QUICK READ: The nation’s largest for-profit hospital chains saw higher profits, and some more than tripled their net income compared to last year. Some are also increasing their profit margins by forcing out healthcare staff who have seniority and earn more. As bigger corporations acquire smaller hospitals, this trend is accelerating.
Maria has been an ER nurse in Southern California for almost 22 years. Because of her seniority, she is a top earner and gets six weeks vacation. During the pandemic, she has often worked double shifts because of a staff shortage, but that has not stopped her employer from trying to force her from her job. “Every day, I wonder if I’m going to call into my manager’s office and offered a package because I earn so much,” she told me.
Other hospital chains are forcing out staff pharmacists with years of experience and replacing them with new grads who won’t earn as much. As corporations consolidate their grip on hospitals acrid the country, they are looking for ways to increase profitability. One of the best ways is to cut costs which means letting experienced healthcare workers go.
The Times recently reported that “UnitedHealthcare, one of the nation’s largest health insurers, is being sued in two states by a large group of anesthesiologists who are accusing the company of stifling competition by forcing the doctors out of its network and by using its enormous clout to pressure hospitals and surgeons to stop referring patients to them”.
Business Insider examined the profits of hospitals. They said “medical claims and revenues noticeably declined among hospitals during the height of the pandemic, which has benefited health insurers. But that didn’t prevent hospitals from making a lot of money, a large chunk of which was directly subsidized by taxpayers in the form of bailout funds.
HCA’s second-quarter profit was roughly $1.1 billion, a 38% increase from the same period a year ago.
- HCA has received $1.4 billion in coronavirus bailout funds to date, of which $822 million was recognized in the second quarter. After taking out taxes, HCA recorded $590 million in taxpayer bailouts in the quarter — representing 55% of its profit.
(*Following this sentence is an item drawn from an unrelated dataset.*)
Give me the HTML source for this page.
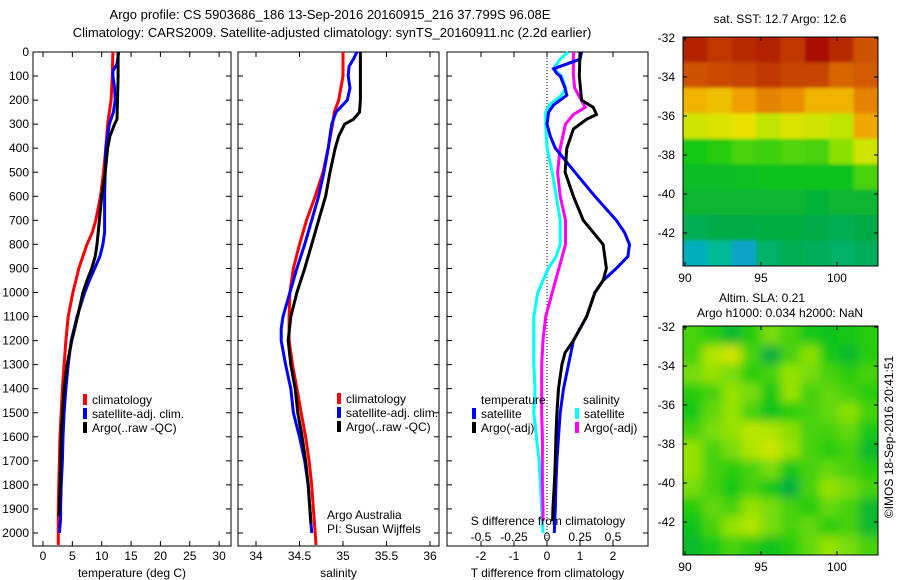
<!DOCTYPE html>
<html><head><meta charset="utf-8"><style>
body{margin:0;background:#fff;}
svg{display:block;font-family:"Liberation Sans",sans-serif;}
</style></head><body>
<svg id="chart" width="900" height="580" xmlns="http://www.w3.org/2000/svg">
<defs>
<filter id="blurSla" filterUnits="userSpaceOnUse" x="600" y="250" width="300" height="330"><feGaussianBlur stdDeviation="5"/></filter>
<filter id="blurSst" filterUnits="userSpaceOnUse" x="600" y="0" width="300" height="300"><feGaussianBlur stdDeviation="1.5"/></filter>
<clipPath id="clipSst"><rect x="683" y="37" width="195" height="229"/></clipPath>
<clipPath id="clipSla"><rect x="683" y="326" width="195" height="229"/></clipPath>
</defs>
<text x="330" y="19" text-anchor="middle" font-size="13">Argo profile: CS 5903686_186 13-Sep-2016 20160915_216 37.799S 96.08E</text>
<text x="332" y="37" text-anchor="middle" font-size="13">Climatology: CARS2009. Satellite-adjusted climatology: synTS_20160911.nc (2.2d earlier)</text>
<text x="780" y="23" text-anchor="middle" font-size="12">sat. SST: 12.7 Argo: 12.6</text>
<text x="762" y="302" text-anchor="middle" font-size="12">Altim. SLA: 0.21</text>
<text x="780" y="317" text-anchor="middle" font-size="12">Argo h1000: 0.034 h2000: NaN</text>
<text transform="translate(893,437) rotate(-90)" text-anchor="middle" font-size="12">©IMOS 18-Sep-2016 20:41:51</text>
</svg>
<script>
// ---- data ----
const depthTicks=[0,100,200,300,400,500,600,700,800,900,1000,1100,1200,1300,1400,1500,1600,1700,1800,1900,2000];
const tempTicks=[0,5,10,15,20,25,30];
const salTicks=[34,34.5,35,35.5,36];
const tdiffTicks=[-2,-1,0,1,2];
const sdiffTicks=[-0.5,-0.25,0,0.25,0.5];
const sdiffTickLabels=["-0.5","-0.25","0","0.25","0.5"];

const tClimDepth=[0,100,200,300,400,500,600,700,750,800,850,900,950,1000,1100,1200,1300,1400,1500,1600,1700,1800,1900,2000,2050];
const tClimVal=[11.9,11.8,11.6,11.0,10.7,10.3,9.8,9.0,8.4,7.5,6.8,6.1,5.6,5.1,4.3,3.9,3.6,3.3,3.1,2.9,2.8,2.7,2.6,2.6,2.6];
const tSatDepth=[0,50,80,100,150,200,250,300,400,500,600,700,750,800,850,900,950,1000,1100,1200,1300,1400,1500,1600,1700,1800,1900,1940,2000];
const tSatVal=[12.9,12.6,11.9,11.9,12.2,12.3,12.0,11.3,10.7,10.6,10.5,10.5,10.5,10.2,9.7,8.8,7.9,7.1,5.8,4.8,4.3,3.9,3.6,3.4,3.3,3.1,3.0,3.0,2.8];
const tArgoDepth=[0,100,200,280,300,350,400,500,600,700,800,850,900,950,1000,1100,1200,1300,1400,1500,1600,1700,1800,1900,1930];
const tArgoVal=[12.8,12.8,12.7,12.6,12.2,11.4,11.0,10.6,10.0,9.6,9.2,8.9,8.3,7.5,6.8,5.9,4.9,4.1,3.6,3.3,3.1,3.0,2.9,2.8,2.7];

const sClimDepth=[0,100,200,250,300,400,500,600,700,800,900,1000,1100,1200,1300,1400,1500,1600,1700,1800,1900,2000,2050];
const sClimVal=[35.0,35.0,34.95,34.9,34.88,34.83,34.77,34.68,34.58,34.5,34.43,34.39,34.38,34.38,34.42,34.47,34.52,34.57,34.61,34.64,34.66,34.68,34.69];
const sSatDepth=[0,30,60,100,150,200,250,300,400,500,600,700,800,900,1000,1100,1150,1200,1300,1400,1500,1600,1700,1800,1900,2000];
const sSatVal=[35.16,35.12,35.07,35.06,35.08,35.05,34.92,34.87,34.83,34.78,34.72,34.64,34.56,34.47,34.39,34.31,34.29,34.29,34.34,34.4,34.43,34.5,34.56,34.6,34.62,34.64];
const sArgoDepth=[0,100,200,250,280,300,350,400,500,600,700,800,900,1000,1100,1200,1300,1400,1500,1600,1700,1800,1900,1960];
const sArgoVal=[35.2,35.2,35.2,35.19,35.12,35.02,34.95,34.91,34.85,34.8,34.72,34.64,34.56,34.47,34.4,34.37,34.4,34.45,34.48,34.53,34.57,34.6,34.62,34.63];

const dtSatDepth=[0,30,70,90,100,150,180,220,250,300,350,400,450,500,600,700,750,800,850,900,950,1000,1100,1200,1300,1400,1500,1600,1700,1800,1900,2000];
const dtSatVal=[1.05,1.0,0.2,0.3,0.4,0.55,0.6,0.2,0.05,0,0.1,0.25,0.55,0.85,1.45,2.1,2.35,2.5,2.45,2.1,1.7,1.45,1.2,0.8,0.65,0.5,0.4,0.35,0.3,0.27,0.25,0.22];
const dtArgoDepth=[0,100,200,230,260,280,320,400,500,600,700,800,900,950,1000,1100,1200,1250,1300,1400,1500,1600,1700,1800,1900,1950];
const dtArgoVal=[1.0,0.98,1.05,1.4,1.5,1.2,0.8,0.6,0.55,0.8,1.1,1.7,1.8,1.7,1.45,1.2,0.8,0.55,0.45,0.35,0.3,0.27,0.25,0.22,0.18,0.17];
const dsSatDepth=[0,30,70,100,150,180,220,250,300,400,500,600,700,800,850,900,1000,1100,1200,1300,1400,1500,1600,1700,1800,1900,2000];
const dsSatVal=[0.16,0.1,0.05,0.11,0.14,0.11,0.02,-0.01,-0.01,0,0.04,0.07,0.1,0.1,0.07,0.01,-0.07,-0.1,-0.1,-0.1,-0.09,-0.1,-0.08,-0.06,-0.05,-0.04,-0.03];
const dsArgoDepth=[0,100,150,200,230,260,300,400,500,600,700,800,900,1000,1100,1200,1300,1400,1500,1600,1700,1800,1900,1950];
const dsArgoVal=[0.2,0.2,0.21,0.26,0.29,0.2,0.14,0.1,0.08,0.1,0.14,0.14,0.09,0.04,-0.01,-0.03,-0.04,-0.04,-0.04,-0.035,-0.035,-0.035,-0.03,-0.03];

const mapLonTicks=[90,95,100];
const mapLatTicks=[-32,-34,-36,-38,-40,-42];
const sstGrid=[
[0.95,0.92,0.94,0.95,0.92,0.98,0.94,0.88],
[0.88,0.89,0.9,0.92,0.9,0.9,0.85,0.87],
[0.72,0.7,0.75,0.8,0.78,0.72,0.72,0.8],
[0.6,0.62,0.64,0.58,0.62,0.6,0.58,0.74],
[0.4,0.42,0.45,0.44,0.46,0.45,0.52,0.6],
[0.36,0.36,0.37,0.38,0.38,0.38,0.38,0.45],
[0.34,0.34,0.34,0.34,0.34,0.33,0.34,0.34],
[0.28,0.3,0.3,0.31,0.31,0.3,0.28,0.3],
[0.12,0.18,0.1,0.25,0.28,0.27,0.25,0.27]];
const slaGrid=[
[0.45,0.42,0.35,0.42,0.5,0.45,0.4,0.38,0.4,0.42],
[0.45,0.56,0.6,0.45,0.32,0.45,0.52,0.4,0.35,0.42],
[0.5,0.53,0.5,0.42,0.45,0.53,0.5,0.45,0.42,0.45],
[0.42,0.45,0.53,0.5,0.4,0.53,0.45,0.48,0.45,0.42],
[0.4,0.48,0.53,0.45,0.38,0.42,0.45,0.48,0.52,0.45],
[0.45,0.5,0.53,0.57,0.56,0.52,0.45,0.45,0.48,0.4],
[0.53,0.45,0.5,0.56,0.6,0.53,0.45,0.42,0.45,0.35],
[0.53,0.45,0.42,0.45,0.5,0.4,0.45,0.48,0.45,0.42],
[0.5,0.45,0.4,0.45,0.4,0.32,0.45,0.53,0.5,0.45],
[0.42,0.48,0.45,0.53,0.5,0.45,0.42,0.48,0.45,0.35],
[0.38,0.45,0.53,0.56,0.5,0.45,0.48,0.42,0.45,0.35],
[0.35,0.4,0.45,0.42,0.38,0.42,0.48,0.53,0.5,0.45]];

// ---- drawing ----
const svg=document.getElementById('chart');
const NS='http://www.w3.org/2000/svg';
function mk(tag,attrs,parent){const e=document.createElementNS(NS,tag);for(const k in attrs)e.setAttribute(k,attrs[k]);(parent||svg).appendChild(e);return e;}
function txt(x,y,s,anchor,size,parent){const e=mk('text',{x:x,y:y,'text-anchor':anchor||'start','font-size':size||12},parent);e.textContent=s;return e;}
const yD=d=>52+d*0.2405;
const TOP=52,BOT=546;
function panel(name,x0,x1,xs,ticks,labels,xlabel,showY){
  const g=mk('g',{});
  
  
  const r=mk('rect',{x:x0,y:TOP,width:x1-x0,height:BOT-TOP,fill:'none',stroke:'#000','stroke-width':1},g);
  
  
  depthTicks.forEach(d=>{
    mk('line',{x1:x0,x2:x0+5,y1:yD(d),y2:yD(d),stroke:'#000'},g);
    mk('line',{x1:x1-5,x2:x1,y1:yD(d),y2:yD(d),stroke:'#000'},g);
    if(showY){const t=txt(29,yD(d)+4,String(d),'end',12,g);
      
      }
  });
  ticks.forEach((v,i)=>{
    const x=xs(v);
    mk('line',{x1:x,x2:x,y1:BOT,y2:BOT-5,stroke:'#000'},g);
    mk('line',{x1:x,x2:x,y1:TOP,y2:TOP+5,stroke:'#000'},g);
    const t=txt(x,560,labels?labels[i]:String(v),'middle',12,g);
    
    
  });
  const xl=txt((x0+x1)/2,577,xlabel,'middle',12,g);
  
  
  return g;
}
function line(name,depths,vals,xs,color,g){
  const pts=depths.map((d,i)=>xs(vals[i]).toFixed(1)+','+yD(d).toFixed(1)).join(' ');
  const p=mk('polyline',{points:pts,fill:'none',stroke:color,'stroke-width':3,'stroke-linejoin':'miter'},g);
  
  
}
function legendEntry(name,x,y,color,label,g){
  mk('rect',{x:x,y:y-10,width:4,height:11,fill:color},g);
  const t=txt(x+9,y,label,'start',12,g);
  
  
}
// panel 1 temperature
const xT=v=>43+v*5.87;
const g1=panel('temperature-panel',33,231,xT,tempTicks,null,'temperature (deg C)',true);
line('temp-climatology-line',tClimDepth,tClimVal,xT,'#ff0000',g1);
line('temp-satellite-line',tSatDepth,tSatVal,xT,'#0000ff',g1);
line('temp-argo-line',tArgoDepth,tArgoVal,xT,'#000000',g1);
legendEntry('legend-climatology',83,404,'#ff0000','climatology',g1);
legendEntry('legend-satellite-adj',83,418,'#0000ff','satellite-adj. clim.',g1);
legendEntry('legend-argo',83,432,'#000000','Argo(..raw -QC)',g1);
// panel 2 salinity
const xS=v=>256+(v-34)*87;
const g2=panel('salinity-panel',238,439,xS,salTicks,null,'salinity',false);
line('sal-climatology-line',sClimDepth,sClimVal,xS,'#ff0000',g2);
line('sal-satellite-line',sSatDepth,sSatVal,xS,'#0000ff',g2);
line('sal-argo-line',sArgoDepth,sArgoVal,xS,'#000000',g2);
legendEntry('legend-climatology-sal',337,403,'#ff0000','climatology',g2);
legendEntry('legend-satellite-adj-sal',337,417,'#0000ff','satellite-adj. clim.',g2);
legendEntry('legend-argo-sal',337,431,'#000000','Argo(..raw -QC)',g2);
let t1=txt(327,519,'Argo Australia','start',12,g2);
let t2=txt(327,533,'PI: Susan Wijffels','start',12,g2);
// panel 3 differences
const xDT=v=>547+v*33;
const xDS=v=>547+v*132;
const g3=panel('difference-panel',447,648,xDT,tdiffTicks,null,'T difference from climatology',false);
mk('line',{x1:xDT(0),x2:xDT(0),y1:TOP,y2:BOT,stroke:'#000','stroke-dasharray':'1,2'},g3);
line('sdiff-satellite-line',dsSatDepth,dsSatVal,xDS,'#00ffff',g3);
line('sdiff-argo-line',dsArgoDepth,dsArgoVal,xDS,'#ff00ff',g3);
line('tdiff-satellite-line',dtSatDepth,dtSatVal,xDT,'#0000ff',g3);
line('tdiff-argo-line',dtArgoDepth,dtArgoVal,xDT,'#000000',g3);
sdiffTicks.forEach((v,i)=>{const t=txt(xDS(v),541,sdiffTickLabels[i],'middle',12,g3);
  
  });
let t3=txt(548,525,'S difference from climatology','middle',12,g3);
let t4=txt(481,404,'temperature','start',12,g3);
let t5=txt(583,404,'salinity','start',12,g3);
legendEntry('legend-tdiff-satellite',472,418,'#0000ff','satellite',g3);
legendEntry('legend-tdiff-argo',472,432,'#000000','Argo(-adj)',g3);
legendEntry('legend-sdiff-satellite',575,418,'#00ffff','satellite',g3);
legendEntry('legend-sdiff-argo',575,432,'#ff00ff','Argo(-adj)',g3);
// maps
const stops=[[0,[30,110,255]],[0.15,[0,190,170]],[0.3,[0,170,70]],[0.4,[20,200,20]],[0.55,[170,230,0]],[0.65,[240,225,0]],[0.75,[240,160,0]],[0.87,[210,90,0]],[1,[160,0,0]]];
function col(v){for(let i=1;i<stops.length;i++){if(v<=stops[i][0]){const a=stops[i-1],b=stops[i],f=(v-a[0])/(b[0]-a[0]);const c=a[1].map((x,k)=>Math.round(x+(b[1][k]-x)*f));return 'rgb('+c.join(',')+')';}}return 'rgb(160,0,0)';}
function map(name,grid,top,filt,clip){
  const x0=683,x1=878,h=229;
  const lat2y=l=>top+(-32-l)*19.5+1;
  const lon2x=l=>683+(l-89.87)*15.2;
  const g=mk('g',{});
  
  
  const clipG=mk('g',{'clip-path':'url(#'+clip+')'},g);
  const cells=mk('g',{filter:'url(#'+filt+')'},clipG);
  const rows=grid.length,cols=grid[0].length,cw=(x1-x0)/cols,ch=h/rows;
  const PAD=20;
  grid.forEach((row,r)=>row.forEach((v,c)=>{
    // extend edge cells outward so the blur doesn't fade at the frame
    const ex0=c===0?PAD:0, ex1=c===cols-1?PAD:0, ey0=r===0?PAD:0, ey1=r===rows-1?PAD:0;
    const cell=mk('rect',{x:x0+c*cw-ex0,y:top+r*ch-ey0,width:cw+0.6+ex0+ex1,height:ch+0.6+ey0+ey1,fill:col(v)},cells);
    
    
  }));
  mk('rect',{x:x0,y:top,width:x1-x0,height:h,fill:'none',stroke:'#000'},g);
  mapLatTicks.forEach(l=>{const y=lat2y(l);mk('line',{x1:x0,x2:x0+4,y1:y,y2:y,stroke:'#000'},g);mk('line',{x1:x1-4,x2:x1,y1:y,y2:y,stroke:'#000'},g);
    const t=txt(675,y+4,String(l),'end',12,g);});
  mapLonTicks.forEach(l=>{const x=lon2x(l);mk('line',{x1:x,x2:x,y1:top+h,y2:top+h-4,stroke:'#000'},g);mk('line',{x1:x,x2:x,y1:top,y2:top+4,stroke:'#000'},g);
    const t=txt(x,top+h+16,String(l),'middle',12,g);});
}
map('sst-map',sstGrid,37,'blurSst','clipSst');
map('sla-map',slaGrid,326,'blurSla','clipSla');
</script>
</body></html>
It’s important to remember that smaller hospitals were losing money while big hospital chains were making money because of federal funds allocation. Still, older healthcare employees who are at the top of the earnings schedule are being forced out. In some states, staff pharmacists are being let go and asked to come back as “temps” without benefits. Pharmacy schools are turning out thousands of pharmacists who earn a lot less than pharmacists who have to work at hospitals for years.
It’s happening in pharma as well. Fierce Pharma reported “Former rep Randy Dossat said in his suit he was 55 years old when a new manager moved in. The manager repeatedly called him “old school,” the lawsuit alleges, commented on his “tenure” at the company, and suggested he didn’t fit the “new environment.” When Dossat complained, Roche higher-ups didn’t conduct a thorough investigation, his lawsuit claims. Then, he was retaliated against for his complaints, the suit says.
Apparently the Las Vegas jury agreed: It awarded $168,000 in lost pay and $1.7 million in damages for pain and suffering. “This verdict sends a clear message to employers that they should not retaliate against employees for complaining about discrimination in the workplace,” Dossat’s attorneys said in a statement.
Healthcare in the US has become a big business with big profits. Some employees talk about how proud they are that their company has developed a vaccine for COVID-19. Still, as recent stories have reported, they are planning to charge for follow-up booster shots which they are positioning as necessary even though we don’t have long-term data yet.
The huge profits available in American healthcare are too big an incentive for corporations and Wall Street. Changes are imminent.